Trurl Posted Wednesday at 05:34 AM Author Posted Wednesday at 05:34 AM Well let me say I am not trying to discredit statistics. I am just finding some idiosyncrasies in them. Are research papers and statistics useful in answering unknown problems in the medical field? Well I have been reading that book How to Read Papers and it seems that unknown answers are based on opinions supported by facts but still basically a judgement call. The book even says given the same facts 2 doctors can have different interpretations. Meta studies compare the results of many papers. I talked with a med student a few weeks ago. He mentioned meta studies, but had a hard time explaining how such decisions are made. AI probably helps. And obviously if the problem is unknown the doctor is looking for the best treatment the research is the only option. Again I am not saying research papers don’t have use or the doctor making a judgement call is wrong. That is just how it works. I’m just saying some science is art form.
swansont Posted Wednesday at 01:12 PM Posted Wednesday at 01:12 PM And I’m saying details matter. Saying doctors can disagree is not saying they will. You don’t specify how often this happens, or under what circumstances, which might lead someone to conclude it happens more often than it does. Science strives for precision. Being vague is the enemy.
Trurl Posted 19 hours ago Author Posted 19 hours ago I am not a doctor, I don’t know how often it happens. I just read the book. But this often occurs when they are dealing with the unknown. We all heard of people going to see multiple doctors or patients being misdiagnosed. My question is are the statics helping or hindering how we judge a credible paper? They give you a way to sum up a paper after the abstract, but using stats to summarize the value of a paper imho would lead to disagreement among doctors. Obviously there must be other sorting and cataloging methods, but I am focusing on stats. For instance there was a study report on the local news that processed red meat consumption increased risk of dementia 13%. That is useful and sounds like a worthwhile study. But can we use these stats to compare to other works? This is computational science. The rest of this post is just mho and is meant more for discussion than factual science. But the red meat study followed 30,000 people for several years. I think data science is being applied to everything to find the big discovery. Instead we are getting massive amounts of endless data. So we turn to ai to sort this data. The Sixth Sally or How Trurl and Klapaucius Created a Demon of the Second Kind to Defeat the Pirate Pugg This story explains everything.

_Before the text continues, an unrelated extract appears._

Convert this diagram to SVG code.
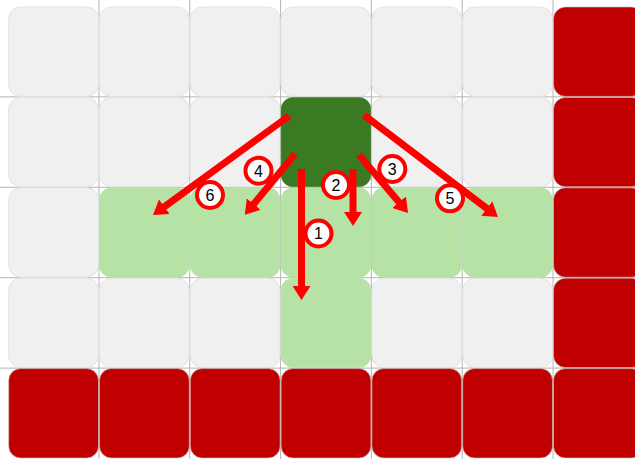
<svg xmlns="http://www.w3.org/2000/svg" width="635" height="459" viewBox="0 0 635 459">
<style>
.grid{stroke:#b4b4b4;stroke-width:1;fill:none}
.c{rx:12;ry:12}
.e{fill:#f0f0f0;stroke:#e2e2e2;stroke-width:1}
.r{fill:#c00000;stroke:#c4c4c4;stroke-width:0.6}
.g{fill:#b6e3a5;stroke:#b6e3a5;stroke-width:0.6}
.d{fill:#3a7a22;stroke:#3a7a22;stroke-width:0.6}
.a{stroke:#ff0000;stroke-width:7;fill:none;marker-end:url(#ah)}
.lc{fill:#ffffff;stroke:#ff0000;stroke-width:4}
.lt{font-family:"Liberation Sans",Arial,sans-serif;font-size:16px;fill:#000;text-anchor:middle}
</style>
<defs>
<marker id="ah" viewBox="0 0 14 18" refX="4" refY="9" markerWidth="14" markerHeight="18" markerUnits="userSpaceOnUse" orient="auto">
<path d="M0,0 L14,9 L0,18 Z" fill="#ff0000"/>
</marker>
</defs>
<rect width="635" height="459" fill="#ffffff"/>
<g id="grid" class="grid">
<line x1="99" y1="0" x2="99" y2="459"/>
<line x1="189.8" y1="0" x2="189.8" y2="459"/>
<line x1="280.6" y1="0" x2="280.6" y2="459"/>
<line x1="371.4" y1="0" x2="371.4" y2="459"/>
<line x1="462.2" y1="0" x2="462.2" y2="459"/>
<line x1="553" y1="0" x2="553" y2="459"/>
<line x1="0" y1="96.9" x2="635" y2="96.9"/>
<line x1="0" y1="187.3" x2="635" y2="187.3"/>
<line x1="0" y1="277.7" x2="635" y2="277.7"/>
<line x1="0" y1="368.1" x2="635" y2="368.1"/>
</g>
<g id="cells">
<g id="c0-0"><rect class="c e" x="8.7" y="7" width="89.8" height="89.4"/></g>
<g id="c0-1"><rect class="c e" x="99.5" y="7" width="89.8" height="89.4"/></g>
<g id="c0-2"><rect class="c e" x="190.3" y="7" width="89.8" height="89.4"/></g>
<g id="c0-3"><rect class="c e" x="281.1" y="7" width="89.8" height="89.4"/></g>
<g id="c0-4"><rect class="c e" x="371.9" y="7" width="89.8" height="89.4"/></g>
<g id="c0-5"><rect class="c e" x="462.7" y="7" width="89.8" height="89.4"/></g>
<g id="c0-6"><rect class="c r" x="553.5" y="7" width="89.8" height="89.4"/></g>

<g id="c1-0"><rect class="c e" x="8.7" y="97.4" width="89.8" height="89.4"/></g>
<g id="c1-1"><rect class="c e" x="99.5" y="97.4" width="89.8" height="89.4"/></g>
<g id="c1-2"><rect class="c e" x="190.3" y="97.4" width="89.8" height="89.4"/></g>
<g id="c1-3"><rect class="c d" x="281.1" y="97.4" width="89.8" height="89.4"/></g>
<g id="c1-4"><rect class="c e" x="371.9" y="97.4" width="89.8" height="89.4"/></g>
<g id="c1-5"><rect class="c e" x="462.7" y="97.4" width="89.8" height="89.4"/></g>
<g id="c1-6"><rect class="c r" x="553.5" y="97.4" width="89.8" height="89.4"/></g>

<g id="c2-0"><rect class="c e" x="8.7" y="187.8" width="89.8" height="89.4"/></g>
<g id="c2-1"><rect class="c g" x="99.5" y="187.8" width="89.8" height="89.4"/></g>
<g id="c2-2"><rect class="c g" x="190.3" y="187.8" width="89.8" height="89.4"/></g>
<g id="c2-3"><rect class="c g" x="281.1" y="187.8" width="89.8" height="89.4"/></g>
<g id="c2-4"><rect class="c g" x="371.9" y="187.8" width="89.8" height="89.4"/></g>
<g id="c2-5"><rect class="c g" x="462.7" y="187.8" width="89.8" height="89.4"/></g>
<g id="c2-6"><rect class="c r" x="553.5" y="187.8" width="89.8" height="89.4"/></g>

<g id="c3-0"><rect class="c e" x="8.7" y="278.2" width="89.8" height="89.4"/></g>
<g id="c3-1"><rect class="c e" x="99.5" y="278.2" width="89.8" height="89.4"/></g>
<g id="c3-2"><rect class="c e" x="190.3" y="278.2" width="89.8" height="89.4"/></g>
<g id="c3-3"><rect class="c g" x="281.1" y="278.2" width="89.8" height="89.4"/></g>
<g id="c3-4"><rect class="c e" x="371.9" y="278.2" width="89.8" height="89.4"/></g>
<g id="c3-5"><rect class="c e" x="462.7" y="278.2" width="89.8" height="89.4"/></g>
<g id="c3-6"><rect class="c r" x="553.5" y="278.2" width="89.8" height="89.4"/></g>

<g id="c4-0"><rect class="c r" x="8.7" y="368.6" width="89.8" height="89.4"/></g>
<g id="c4-1"><rect class="c r" x="99.5" y="368.6" width="89.8" height="89.4"/></g>
<g id="c4-2"><rect class="c r" x="190.3" y="368.6" width="89.8" height="89.4"/></g>
<g id="c4-3"><rect class="c r" x="281.1" y="368.6" width="89.8" height="89.4"/></g>
<g id="c4-4"><rect class="c r" x="371.9" y="368.6" width="89.8" height="89.4"/></g>
<g id="c4-5"><rect class="c r" x="462.7" y="368.6" width="89.8" height="89.4"/></g>
<g id="c4-6"><rect class="c r" x="553.5" y="368.6" width="89.8" height="89.4"/></g>
</g>
<g id="connectors">
<line class="a" x1="301.5" y1="169" x2="301.5" y2="290"/>
<line class="a" x1="353" y1="169" x2="353" y2="216"/>
<line class="a" x1="359" y1="155" x2="401.6" y2="205.3"/>
<line class="a" x1="364" y1="115" x2="490" y2="210.9"/>
<line class="a" x1="295" y1="154" x2="251.2" y2="207.1"/>
<line class="a" x1="289" y1="116" x2="161.1" y2="209.1"/>
</g>
<g id="labels">
<g id="l1"><circle class="lc" cx="318.5" cy="233.5" r="13"/><text class="lt" x="318.5" y="239.3">1</text></g>
<g id="l2"><circle class="lc" cx="336" cy="185" r="13"/><text class="lt" x="336" y="190.8">2</text></g>
<g id="l3"><circle class="lc" cx="392.3" cy="169" r="13"/><text class="lt" x="392.3" y="174.8">3</text></g>
<g id="l4"><circle class="lc" cx="258.5" cy="170.7" r="13"/><text class="lt" x="258.5" y="176.5">4</text></g>
<g id="l5"><circle class="lc" cx="450" cy="198.3" r="13"/><text class="lt" x="450" y="204.1">5</text></g>
<g id="l6"><circle class="lc" cx="210" cy="195" r="13"/><text class="lt" x="210" y="200.8">6</text></g>
</g>
</svg>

CharonY Posted 18 hours ago Posted 18 hours ago 58 minutes ago, Trurl said: My question is are the statics helping or hindering how we judge a credible paper? They give you a way to sum up a paper after the abstract, but using stats to summarize the value of a paper imho would lead to disagreement among doctors. Obviously there must be other sorting and cataloging methods, but I am focusing on stats. That is not how it works, though. The papers will outline the statistical method in the methods section. That will tell you (if you know how to read) a fair bit about things like how strong the observed effects are, the cohort size and composition can be used to evaluate how specific or universal the data set might be and so on. For example, a paper doing calculations with only three patients is not going to have the statistical power of a study with a cohort of a few thousand participants.You just don't look at numbers without context. 1 hour ago, Trurl said: or instance there was a study report on the local news that processed red meat consumption increased risk of dementia 13%. That is useful and sounds like a worthwhile study. But can we use these stats to compare to other works? This, for example in isolation is entirely worthless. One would need to read the paper and look at how they arrived at that number. Especially the use of percentages without showing base value is not telling much.